2012, le constat est là. L’analyse comparée que nous avons faite en 1992 sur les machines de guerre économique américaine, japonaise et allemande n’a pas pris une ride. Mais combien de temps perdu avant d’accepter du bout des lèvres certaines réalités, quitte à les oublier très vite ensuite. Pressentant les bouleversements en cours, Elie Cohen et consorts admettent – lors d'une émission sur France Culture, Du Grain à moudre, du 7 janvier 2010 – que les économies les plus compétitives ont comme locomotives des champions nationaux.
Prendre des initiatives audacieuses
La pression croissante que les pays émergents vont exercer sur la France et l’Union européenne (notamment en contrepartie de l’argent qu’ils nous prêtent), implique une nouvelle stratégie de sédentarisation économique. Le problème n’est plus de savoir ce que les autres nous laissent comme part de marché, mais de sauver les territoires par des initiatives audacieuses. Les 70 000 emplois qu’ERDF (Electricté réseau distribution France) pouvait créer dans la décennie à venir, par le biais de l’installation des 35 millions de compteurs Linky, est un bon exemple d’une stratégie d’ancrage territorial qui ne se limite pas à l’activité de sous-traitance mais à la combinaison d’activités liées à l’extension des réseaux électriques intelligents. Le feu vert sur l’appel d’offres devait être donné par le ministre Eric Besson à l’automne 2010, on l’attend toujours…
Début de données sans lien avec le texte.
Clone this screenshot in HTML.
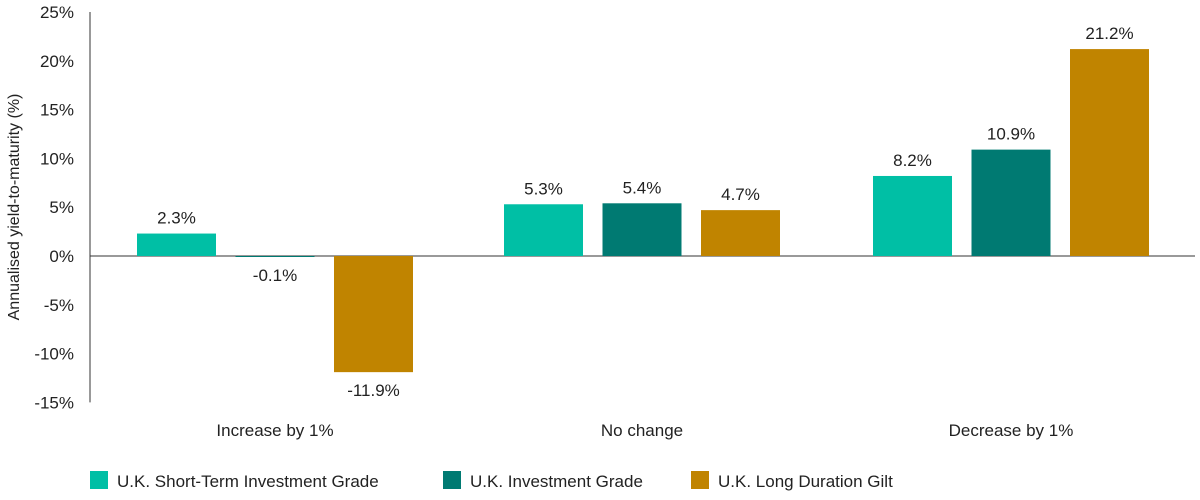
<!DOCTYPE html>
<html><head><meta charset="utf-8"><style>
body{margin:0;background:#fff;font-family:"Liberation Sans",sans-serif;}
svg text{font-family:"Liberation Sans",sans-serif;fill:#222;}
</style></head><body>
<svg id="chart" width="1200" height="495" xmlns="http://www.w3.org/2000/svg">
<g id="axes"></g><g id="bars"></g>
<g>
<rect x="90" y="471" width="18" height="18" fill="#00bfa5"/>
<text x="117" y="487" font-size="17">U.K. Short-Term Investment Grade</text>
<rect x="443" y="471" width="18" height="18" fill="#007a72"/>
<text x="470" y="487" font-size="17">U.K. Investment Grade</text>
<rect x="691" y="471" width="18" height="18" fill="#c08400"/>
<text x="718" y="487" font-size="17">U.K. Long Duration Gilt</text>
</g>
<text transform="translate(19,207) rotate(-90)" text-anchor="middle" font-size="16">Annualised yield-to-maturity (%)</text>
</svg>
<script>
const categories=["Increase by 1%","No change","Decrease by 1%"];
const shortTerm=[2.3,5.3,8.2];
const investmentGrade=[-0.1,5.4,10.9];
const longGilt=[-11.9,4.7,21.2];
const yTicks=[25,20,15,10,5,0,-5,-10,-15];
const ns="http://www.w3.org/2000/svg";
const y0=256, pxPer=9.76;
function y(v){return y0 - v*pxPer;}
const groupCenters=[275,642,1011];
function gx(i){return groupCenters[i];}
const axes=document.getElementById('axes');
const bars=document.getElementById('bars');
function mk(tag,attrs,parent){const e=document.createElementNS(ns,tag);for(const k in attrs)e.setAttribute(k,attrs[k]);parent.appendChild(e);return e;}
const yl=mk('line',{x1:90,x2:90,y1:y(25),y2:y(-15),stroke:'#333','stroke-width':1},axes);


yTicks.forEach(t=>{
 const tx=mk('text',{x:74,y:y(t)+6,'text-anchor':'end','font-size':17},axes);
 
 
 tx.textContent=t+'%';
});
const zl=mk('line',{x1:90,x2:1195,y1:y(0),y2:y(0),stroke:'#333','stroke-width':1},axes);


categories.forEach((c,i)=>{
 const tx=mk('text',{x:gx(i),y:436,'text-anchor':'middle','font-size':17},axes);
 
 
 tx.textContent=c;
});
const series=[[shortTerm,'#00bfa5','short-term'],[investmentGrade,'#007a72','investment-grade'],[longGilt,'#c08400','long-gilt']];
const bw=79, step=98.5;
series.forEach((s,si)=>{
 s[0].forEach((v,i)=>{
  const cx=gx(i)+(si-1)*step;
  const top=Math.min(y(v),y(0)), h=Math.max(Math.abs(y(v)-y(0)),1);
  const r=mk('rect',{x:cx-bw/2,y:top,width:bw,height:h,fill:s[1]},bars);
  
  
  const ly=v>=0?y(v)-10:y(v)+24;
  const t=mk('text',{x:cx,y:ly,'text-anchor':'middle','font-size':17},bars);
  
  
  t.textContent=v.toFixed(1)+'%';
 });
});
</script>
</body></html>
Hélas, ce genre de décision se heurte encore à des divisions internes de toute nature. Le plus inquiétant est la conséquence catastrophique qui risque d’être engendrée par ces tergiversations, à savoir l’importation de compteurs chinois fabriqués dans une logique de conquête des marchés extérieurs afin d’être prêts au bon moment pour être écoulés sur le marché occidental. Un compteur chinois à la place de Linky, alors que ce dernier est prêt, à la pointe de la technologie, compétitif et fabriqué en France ! On marche sur la tête…
Une guerre de retard
Pour éviter de tels ratés, il est urgent de travailler sur la notion d’économie territoriale d’exportation. L’appareil d’Etat fait ce qu’il peut, mais l’élan est d’abord dans la capacité de l’initiative privée à concentrer sa force de frappe pour se positionner sur les marchés extérieurs. Cela passe par une accélération du processus d’intelligence économique au niveau des territoires et des TPE/PME. L’union fait la force, ce vieux slogan a conservé un sens qu’il faudrait réinventer. La première étape est de prendre la véritable mesure de la compétition informationnelle que nous livrent nos concurrents. Pendant qu’Ubifrance poursuit sa mue en vendant l’information, les Anglo-Saxons développent les offres d’information gratuite pour conditionner les acteurs économiques étrangers à venir boire à leurs sources.
Nous avons toujours une guerre de retard. Et lorsque nous semblons coller au peloton de tête, nous constatons une fois de plus le déficit de pensée stratégique par rapport à l’objectif à atteindre. La politique menée dans le domaine de l’open data est pour l’instant incomprise du grand public car il ne suffit pas de mettre à la disposition des Français l’information administrative pour qu’ils sachent l’utiliser de manière opérationnelle. On a créé un dictionnaire mais il manque l’usage de la langue. En un mot, la compétition informationnelle est le défi qu’a lancé le rapport Martre avec l’intelligence économique. Deux décennies se sont écoulées. Nous en sommes encore à parler de sécurité…
La dimension européenne ne doit surtout pas être passée à la trappe. Une démarche expérimentale d’intelligence économique franco-allemande est possible. L’Ecole de guerre économique mène depuis dix ans un dialogue constructif allant dans ce sens avec des interlocuteurs d’outre-Rhin. Nous avons besoin de construire ensemble l’embryon d’une ingénierie informationnelle, comme le prône Frédéric Lacave au niveau français. Sans cette concertation, l’Europe sera une puce de papier vis-à-vis de la Chine et des autres puissances économiques de ce monde.